Exercise → Leave the pictures out, and retype all of the material exactly as written.

Material provided →
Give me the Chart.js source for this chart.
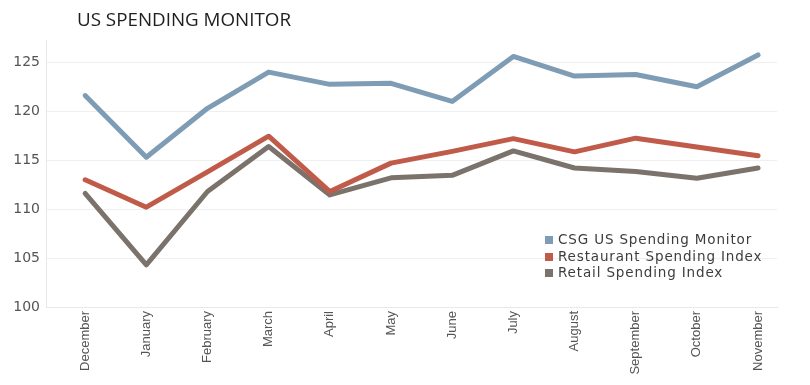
<!DOCTYPE html>
<html>
<head>
<meta charset="utf-8">
<script src="https://cdn.jsdelivr.net/npm/chart.js@4/dist/chart.umd.min.js"></script>
<style>
  html, body { margin: 0; padding: 0; background: #ffffff; }
  #wrap { position: relative; width: 810px; height: 385px; overflow: hidden; }
  #title { position: absolute; left: 77px; top: 6px; font-family: "Open Sans", sans-serif; font-size: 18.8px; color: #1e1e1e; white-space: nowrap; }
  #legend { position: absolute; left: 545px; top: 231px; font-family: "DejaVu Sans", sans-serif; font-size: 13.5px; color: #3d3d3d; letter-spacing: 0.85px; }
  #legend .row { height: 16.7px; line-height: 16.7px; white-space: nowrap; }
  #legend .sw { display: inline-block; width: 8px; height: 8px; margin-right: 5px; vertical-align: 0px; }
  canvas { position: absolute; left: 0; top: 0; }
</style>
</head>
<body>
<div id="wrap">
  <canvas id="c" width="810" height="385"></canvas>
  <div id="title">US SPENDING MONITOR</div>
  <div id="legend"></div>
</div>
<script>
const months = ["December","January","February","March","April","May","June","July","August","September","October","November"];
const csgMonitor = [121.6, 115.3, 120.3, 124.0, 122.75, 122.85, 121.0, 125.6, 123.6, 123.75, 122.5, 125.75];
const restaurantIndex = [113.0, 110.2, 113.8, 117.45, 111.8, 114.7, 115.9, 117.2, 115.85, 117.25, 116.35, 115.45];
const retailIndex = [111.6, 104.3, 111.8, 116.4, 111.45, 113.2, 113.45, 115.95, 114.2, 113.85, 113.15, 114.2];
const yTicks = [100, 105, 110, 115, 120, 125];
const seriesNames = ["CSG US Spending Monitor", "Restaurant Spending Index", "Retail Spending Index"];
const seriesColors = ["#7f9cb5", "#c05b49", "#7b736b"];

const seriesValues = [csgMonitor, restaurantIndex, retailIndex];
const datasets = seriesValues.map((vals, s) => ({
  label: seriesNames[s],
  data: vals.map((v, i) => ({ x: i, y: v })),
  borderColor: seriesColors[s],
  backgroundColor: seriesColors[s],
  borderWidth: 5,
  pointRadius: 0,
  pointHoverRadius: 0,
  tension: 0,
  fill: false,
  borderCapStyle: 'round',
  borderJoinStyle: 'round'
}));

new Chart(document.getElementById('c'), {
  type: 'line',
  data: { datasets },
  options: {
    responsive: false,
    animation: false,
    devicePixelRatio: 1,
    layout: { padding: { top: 40, right: 33, bottom: 0, left: 0 } },
    plugins: { legend: { display: false }, tooltip: { enabled: false }, title: { display: false } },
    scales: {
      x: {
        type: 'linear',
        min: -0.64,
        max: 11.31,
        afterBuildTicks: (scale) => { scale.ticks = months.map((m, i) => ({ value: i })); },
        afterFit: (scale) => { scale.height = 78; scale.paddingLeft = 0; scale.paddingRight = 0; },
        grid: { display: false, drawTicks: false },
        border: { display: true, color: '#e8e8e8', width: 1 },
        ticks: {
          autoSkip: false,
          minRotation: 90,
          maxRotation: 90,
          padding: 4,
          color: '#555555',
          font: { family: '"Liberation Sans", Arial, sans-serif', size: 13 },
          callback: (v) => months[Math.round(v)]
        }
      },
      y: {
        type: 'linear',
        min: 100,
        max: 127.28,
        afterBuildTicks: (scale) => { scale.ticks = yTicks.map(v => ({ value: v })); },
        afterFit: (scale) => { scale.width = 46; scale.paddingTop = 0; scale.paddingBottom = 0; },
        grid: { color: '#efefef', lineWidth: 1, drawTicks: false },
        border: { display: true, color: '#e8e8e8', width: 1 },
        ticks: {
          padding: 6,
          color: '#555555',
          font: { family: '"DejaVu Sans", sans-serif', size: 14 },
          callback: (v) => String(v)
        }
      }
    }
  }
});

const legend = document.getElementById('legend');
seriesNames.forEach((name, i) => {
  const row = document.createElement('div');
  row.className = 'row';
  const sw = document.createElement('span');
  sw.className = 'sw';
  sw.style.background = seriesColors[i];
  row.appendChild(sw);
  row.appendChild(document.createTextNode(name));
  legend.appendChild(row);
});
</script>
</body>
</html>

Exercise answer →
Give me the Chart.js source for this chart.
<!DOCTYPE html>
<html>
<head>
<meta charset="utf-8">
<script src="https://cdn.jsdelivr.net/npm/chart.js@4/dist/chart.umd.min.js"></script>
<style>
  html, body { margin: 0; padding: 0; background: #ffffff; }
  #wrap { position: relative; width: 810px; height: 385px; overflow: hidden; }
  #title { position: absolute; left: 77px; top: 6px; font-family: "Open Sans", sans-serif; font-size: 18.8px; color: #1e1e1e; white-space: nowrap; }
  #legend { position: absolute; left: 545px; top: 231px; font-family: "DejaVu Sans", sans-serif; font-size: 13.5px; color: #3d3d3d; letter-spacing: 0.85px; }
  #legend .row { height: 16.7px; line-height: 16.7px; white-space: nowrap; }
  #legend .sw { display: inline-block; width: 8px; height: 8px; margin-right: 5px; vertical-align: 0px; }
  canvas { position: absolute; left: 0; top: 0; }
</style>
</head>
<body>
<div id="wrap">
  <canvas id="c" width="810" height="385"></canvas>
  <div id="title">US SPENDING MONITOR</div>
  <div id="legend"></div>
</div>
<script>
const months = ["December","January","February","March","April","May","June","July","August","September","October","November"];
const csgMonitor = [121.6, 115.3, 120.3, 124.0, 122.75, 122.85, 121.0, 125.6, 123.6, 123.75, 122.5, 125.75];
const restaurantIndex = [113.0, 110.2, 113.8, 117.45, 111.8, 114.7, 115.9, 117.2, 115.85, 117.25, 116.35, 115.45];
const retailIndex = [111.6, 104.3, 111.8, 116.4, 111.45, 113.2, 113.45, 115.95, 114.2, 113.85, 113.15, 114.2];
const yTicks = [100, 105, 110, 115, 120, 125];
const seriesNames = ["CSG US Spending Monitor", "Restaurant Spending Index", "Retail Spending Index"];
const seriesColors = ["#7f9cb5", "#c05b49", "#7b736b"];

const seriesValues = [csgMonitor, restaurantIndex, retailIndex];
const datasets = seriesValues.map((vals, s) => ({
  label: seriesNames[s],
  data: vals.map((v, i) => ({ x: i, y: v })),
  borderColor: seriesColors[s],
  backgroundColor: seriesColors[s],
  borderWidth: 5,
  pointRadius: 0,
  pointHoverRadius: 0,
  tension: 0,
  fill: false,
  borderCapStyle: 'round',
  borderJoinStyle: 'round'
}));

new Chart(document.getElementById('c'), {
  type: 'line',
  data: { datasets },
  options: {
    responsive: false,
    animation: false,
    devicePixelRatio: 1,
    layout: { padding: { top: 40, right: 33, bottom: 0, left: 0 } },
    plugins: { legend: { display: false }, tooltip: { enabled: false }, title: { display: false } },
    scales: {
      x: {
        type: 'linear',
        min: -0.64,
        max: 11.31,
        afterBuildTicks: (scale) => { scale.ticks = months.map((m, i) => ({ value: i })); },
        afterFit: (scale) => { scale.height = 78; scale.paddingLeft = 0; scale.paddingRight = 0; },
        grid: { display: false, drawTicks: false },
        border: { display: true, color: '#e8e8e8', width: 1 },
        ticks: {
          autoSkip: false,
          minRotation: 90,
          maxRotation: 90,
          padding: 4,
          color: '#555555',
          font: { family: '"Liberation Sans", Arial, sans-serif', size: 13 },
          callback: (v) => months[Math.round(v)]
        }
      },
      y: {
        type: 'linear',
        min: 100,
        max: 127.28,
        afterBuildTicks: (scale) => { scale.ticks = yTicks.map(v => ({ value: v })); },
        afterFit: (scale) => { scale.width = 46; scale.paddingTop = 0; scale.paddingBottom = 0; },
        grid: { color: '#efefef', lineWidth: 1, drawTicks: false },
        border: { display: true, color: '#e8e8e8', width: 1 },
        ticks: {
          padding: 6,
          color: '#555555',
          font: { family: '"DejaVu Sans", sans-serif', size: 14 },
          callback: (v) => String(v)
        }
      }
    }
  }
});

const legend = document.getElementById('legend');
seriesNames.forEach((name, i) => {
  const row = document.createElement('div');
  row.className = 'row';
  const sw = document.createElement('span');
  sw.className = 'sw';
  sw.style.background = seriesColors[i];
  row.appendChild(sw);
  row.appendChild(document.createTextNode(name));
  legend.appendChild(row);
});
</script>
</body>
</html>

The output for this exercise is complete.